Les voies de développement, communes aux Antilles, concernent les grands pélagiques hauturiers, notamment grâce aux DCP, ainsi que des prestations de pêche touristique. Le « pescatourisme », avec la création d'un parc marin, pourrait en effet contribuer à l'expansion de la pêche.

L'activité halieutique à Saint-Pierre est malheureusement assez faible. La flotte est constituée par un palangrier pour la pêche d'espadon et de thon en été et de flétan noir en hiver, un chalutier pour la pêche sur le plateau (morue, limande...), un autre navire de chalut, de casier à crabe et de drague à coquille et une dizaine de petits navires côtiers de pêche artisanale (crabe des neiges, bulot, morue). La ZEE limitée autour de Saint-Pierre freine les possibilités de développement pour Saint-Pierre, en dépit d'un plateau important.

Tahiti se caractérise par une pêche aux thonidés (5 000 tonnes) par de grands palangriers, une soixantaine, et une pêche côtière de 350 petits navires de 6 à 12 mètres qui connaissent des problèmes de suivi de l'activité et de déclaration. Les DCP ancrés soutiennent la pêche côtière ; la pêche en lagon est considérable (près de 5 000 autorisations de pêche en lagon en 2010) avec une production supérieure à 4 000 tonnes, dont la moitié à Tahiti, les autres archipels se caractérisant par une pêche de subsistance.

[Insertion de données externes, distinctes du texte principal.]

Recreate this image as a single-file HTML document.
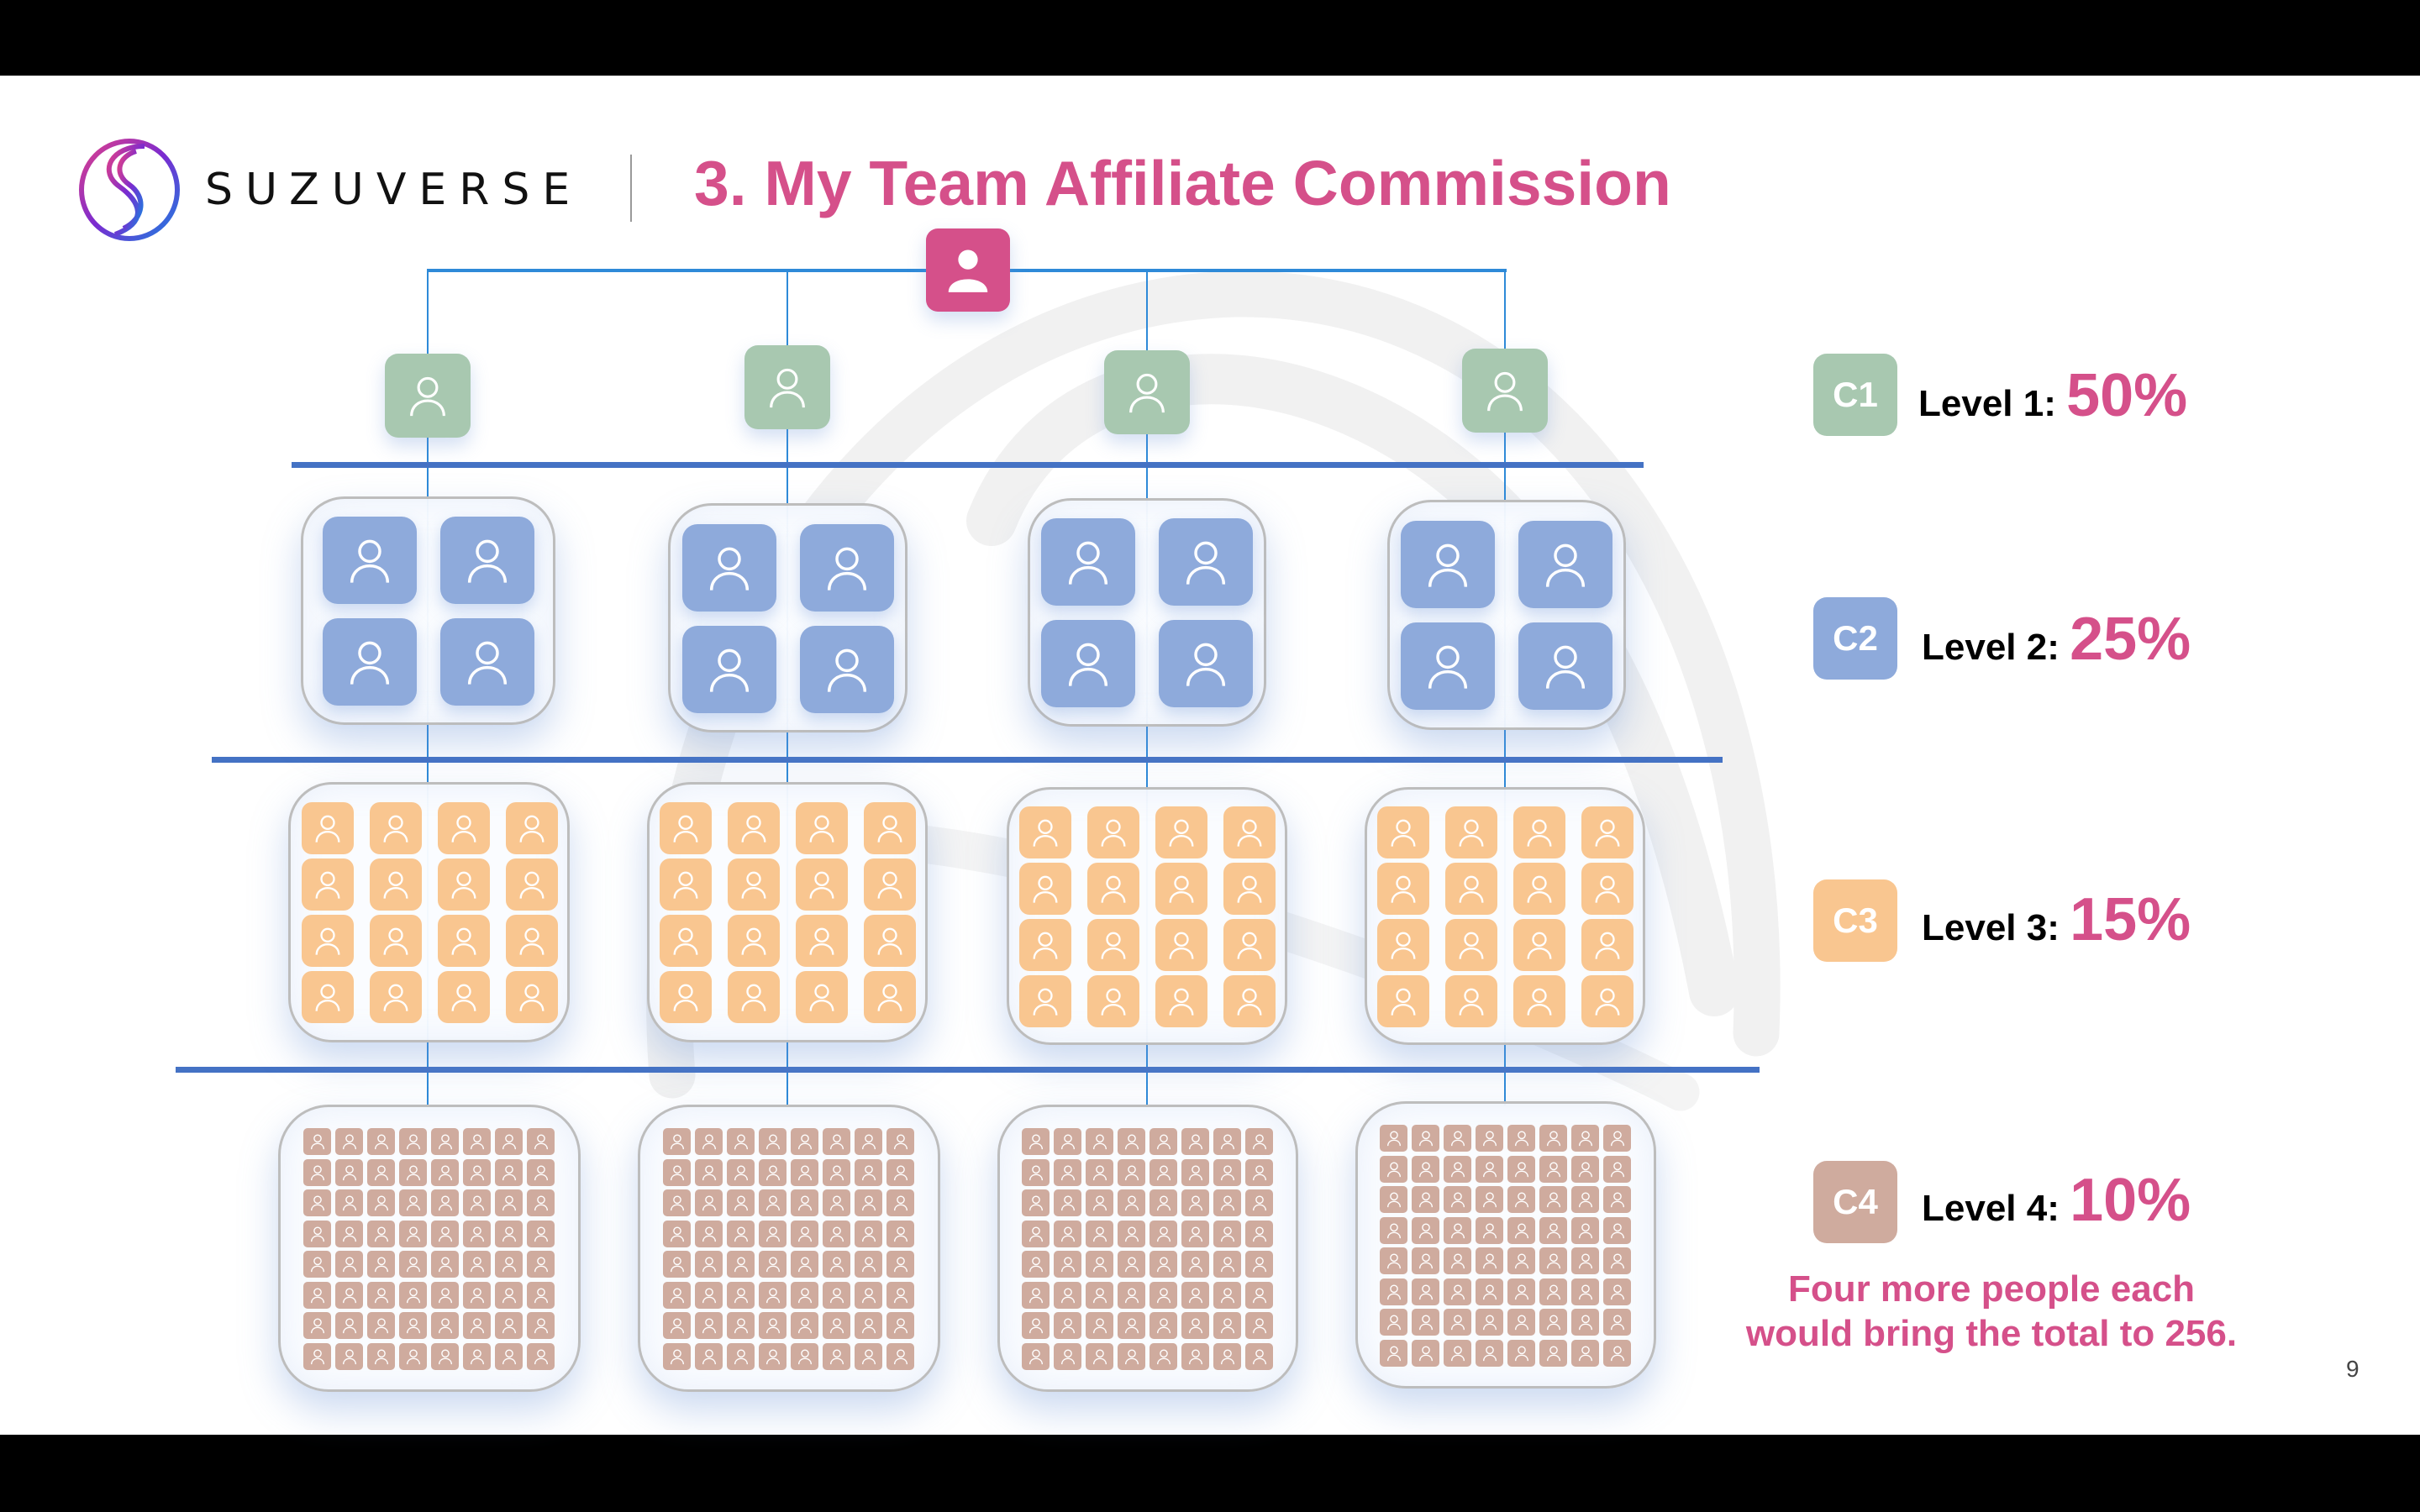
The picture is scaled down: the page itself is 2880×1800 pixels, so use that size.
<!DOCTYPE html>
<html><head><meta charset="utf-8">
<style>
html,body{margin:0;padding:0}
body{width:2880px;height:1800px;position:relative;overflow:hidden;background:#fff;font-family:"Liberation Sans",Arial,sans-serif}
.abs{position:absolute}
.bar{position:absolute;left:0;width:2880px;background:#000}
.box{position:absolute;border:3px solid #bdbdbd;border-radius:52px;background:rgba(250,252,255,0.97);box-shadow:0 22px 45px rgba(110,150,215,0.35), inset 0 0 40px rgba(140,170,220,0.15);box-sizing:border-box}
.tile{position:absolute;display:flex;align-items:center;justify-content:center;box-shadow:0 10px 22px rgba(110,150,215,0.3)}
.hl{position:absolute;background:#4472c4}
.vl{position:absolute;width:2px;background:#2e8ad8}
.lg{position:absolute;width:100px;height:98px;border-radius:16px;color:#fff;font-weight:bold;font-size:42px;display:flex;align-items:center;justify-content:center}
.lt{position:absolute;font-weight:bold;color:#000;font-size:44px;white-space:nowrap}
.lt b{color:#d5508a;font-size:72px}
</style></head><body>
<div class="bar" style="top:0;height:90px"></div>
<div class="bar" style="top:1708px;height:92px"></div>

<svg class="abs" style="left:0;top:0" width="2880" height="1800">
 <g fill="none" stroke="#f1f1f1" stroke-linecap="round">
  <path d="M800 1280 C760 760 1080 360 1470 350 C1860 345 2110 740 2090 1230" stroke-width="55"/>
  <path d="M1180 620 C1240 470 1400 420 1560 470 C1780 540 1960 760 2040 1180" stroke-width="60"/>
  <path d="M1050 1000 C1300 1020 1700 1150 2000 1300" stroke-width="45" stroke="#f4f4f4"/>
 </g>
</svg>

<!-- logo -->
<svg class="abs" style="left:92px;top:164px" width="124" height="124" viewBox="0 0 124 124">
 <defs><linearGradient id="g" x1="0" y1="0" x2="1" y2="1"><stop offset="0" stop-color="#e0408a"/><stop offset="0.5" stop-color="#7a2bd0"/><stop offset="1" stop-color="#1c7fe0"/></linearGradient></defs>
 <g fill="none" stroke="url(#g)" stroke-width="6">
  <ellipse cx="62" cy="62" rx="57" ry="58"/>
  <path d="M80 10 C40 10 25 40 50 58 C75 76 85 100 45 115"/>
  <path d="M70 16 C50 22 42 42 62 56 C82 70 80 96 55 108"/>
 </g>
</svg>
<div class="abs" style="left:244px;top:196px;font-size:52px;letter-spacing:15px;color:#111;font-family:'DejaVu Sans','Liberation Sans',sans-serif">SUZUVERSE</div>
<div class="abs" style="left:750px;top:184px;width:2px;height:80px;background:#999"></div>
<div class="abs" style="left:826px;top:175px;font-size:75px;font-weight:bold;color:#d5508a;white-space:nowrap">3. My Team Affiliate Commission</div>

<div id="d"></div>

<!-- legend -->
<div class="lg" style="left:2158px;top:421px;background:#a8c8b0">C1</div>
<div class="lt" style="left:2283px;top:430px">Level 1: <b>50%</b></div>
<div class="lg" style="left:2158px;top:711px;background:#8eaadb">C2</div>
<div class="lt" style="left:2287px;top:720px">Level 2: <b>25%</b></div>
<div class="lg" style="left:2158px;top:1047px;background:#f9c690">C3</div>
<div class="lt" style="left:2287px;top:1054px">Level 3: <b>15%</b></div>
<div class="lg" style="left:2158px;top:1382px;background:#cfab9e">C4</div>
<div class="lt" style="left:2287px;top:1388px">Level 4: <b>10%</b></div>
<div class="abs" style="left:2020px;top:1508px;width:700px;text-align:center;font-size:44px;font-weight:bold;color:#d5508a;line-height:53px">Four more people each<br>would bring the total to 256.</div>
<div class="abs" style="left:2792px;top:1614px;font-size:28px;color:#444">9</div>

<script>
var d=document.getElementById('d'),h='';
function person(sz,sw,fill){
 if(fill) return '<svg width="'+sz+'" height="'+sz+'" viewBox="0 0 24 24"><circle cx="12" cy="7" r="4.5" fill="#fff"/><path d="M3 22 C3 14 21 14 21 22 Z" fill="#fff"/></svg>';
 return '<svg width="'+sz+'" height="'+sz+'" viewBox="0 0 24 24" fill="none" stroke="#fff" stroke-width="'+sw+'"><circle cx="12" cy="8" r="4.5"/><path d="M4 22 C4 12 20 12 20 22"/></svg>';
}
var cx=[509,937,1365,1791];
h+='<div class="vl" style="left:508px;top:320px;height:4px;width:1285px;background:#2e8ad8"></div>';
cx.forEach(function(x){h+='<div class="vl" style="left:'+(x-1)+'px;top:321px;height:995px"></div>';});
h+='<div class="hl" style="left:347px;top:550px;width:1609px;height:7px"></div>';
h+='<div class="hl" style="left:252px;top:901px;width:1798px;height:7px"></div>';
h+='<div class="hl" style="left:209px;top:1270px;width:1885px;height:7px"></div>';
h+='<div class="tile" style="left:1102px;top:272px;width:100px;height:99px;border-radius:14px;background:#d5508a">'+person(62,0,1)+'</div>';
var c1t=[421,411,417,415];
cx.forEach(function(x,i){h+='<div class="tile" style="left:'+(x-51)+'px;top:'+c1t[i]+'px;width:102px;height:100px;border-radius:16px;background:#a8c8b0">'+person(58,1.3)+'</div>';});
function grid(x0,y0,n,tw,th,sx,sy,col,isz,sw,r,sh){
 for(var r_=0;r_<n;r_++)for(var c=0;c<n;c++)
  h+='<div class="tile" style="left:'+(x0+c*sx)+'px;top:'+(y0+r_*sy)+'px;width:'+tw+'px;height:'+th+'px;border-radius:'+r+'px;background:'+col+';box-shadow:'+(sh||'none')+'">'+person(isz,sw)+'</div>';
}
var l2=[[358,591,303,272],[795,599,285,273],[1223,593,284,272],[1651,595,284,274]];
l2.forEach(function(b){h+='<div class="box" style="left:'+b[0]+'px;top:'+b[1]+'px;width:'+b[2]+'px;height:'+b[3]+'px"></div>';
 var x0=b[0]+b[2]/2-126,y0=b[1]+b[3]/2-112;grid(x0,y0,2,112,104,140,121,'#8eaadb',64,1.3,18,'0 8px 18px rgba(110,150,215,0.35)');});
var l3=[[343,931,335,310],[770,931,334,310],[1198,937,334,307],[1624,937,334,307]];
l3.forEach(function(b){h+='<div class="box" style="left:'+b[0]+'px;top:'+b[1]+'px;width:'+b[2]+'px;height:'+b[3]+'px"></div>';
 var x0=b[0]+b[2]/2-152,y0=b[1]+b[3]/2-131;grid(x0,y0,4,62,62,81,67,'#f9c690',40,1.4,12);});
var l4=[[331,1315,360,342],[759,1315,360,342],[1187,1315,358,342],[1613,1311,358,342]];
l4.forEach(function(b){h+='<div class="box" style="left:'+b[0]+'px;top:'+b[1]+'px;width:'+b[2]+'px;height:'+b[3]+'px;border-radius:60px"></div>';
 var x0=b[0]+b[2]/2-150,y0=b[1]+b[3]/2-143;grid(x0,y0,8,33,32,38,36.5,'#cfab9e',22,1.5,5);});
d.innerHTML=h;
</script>
</body></html>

Les deux ressources principales de la Guyane sont la crevette et le vivaneau, ainsi qu'une multitude de poissons côtiers. Le secteur de la crevette est très menacé par l'effondrement des ressources lié à un problème environnemental, une baisse des prix avec l'importation de crevettes d'élevage et la hausse du coût du carburant. Il reste aujourd'hui une quinzaine de bateaux dont tous ne sont pas en activité.

Le vivaneau provient quant à lui, hormis les cinq bateaux antillais, de ligneurs vénézuéliens qui ont obtenu une licence de la Commission européenne (41 licences), et exportent le vivaneau vers les Antilles. Une surexploitation du vivaneau a été constatée dans le passé. Ces dernières années ont connu une très forte augmentation du stock, qui permettrait peut-être de développer la pêche du vivaneau au casier, une fois les problèmes de concurrence entre ligneurs et caseyeurs réglés.

Les poissons côtiers, qui comptent une trentaine d'espèces dont l'acoupa rouge est la plus prisée, sont pêchés par de petites unités au filet essentiellement. Cette activité, difficilement rentable, souffre des hausses du coût du carburant, du faible prix de vente, de la difficulté à trouver des marins, mais surtout de la difficulté à entretenir les bateaux, le plus souvent en bois. Le développement passe par un accroissement du marché intérieur, demandeur en poissons, et du marché antillais, la totalité de la production du vivaneau étant actuellement exportée vers les Antilles. La difficulté tient au contingentement par la Commission européenne des permis de mise en exploitation, qui concerne tout particulièrement la Guyane, ce qui limite les investissements bien que les ressources guyanaises ne soient pas surexploitées. La faible rentabilité de la petite pêche côtière constitue également un frein au développement.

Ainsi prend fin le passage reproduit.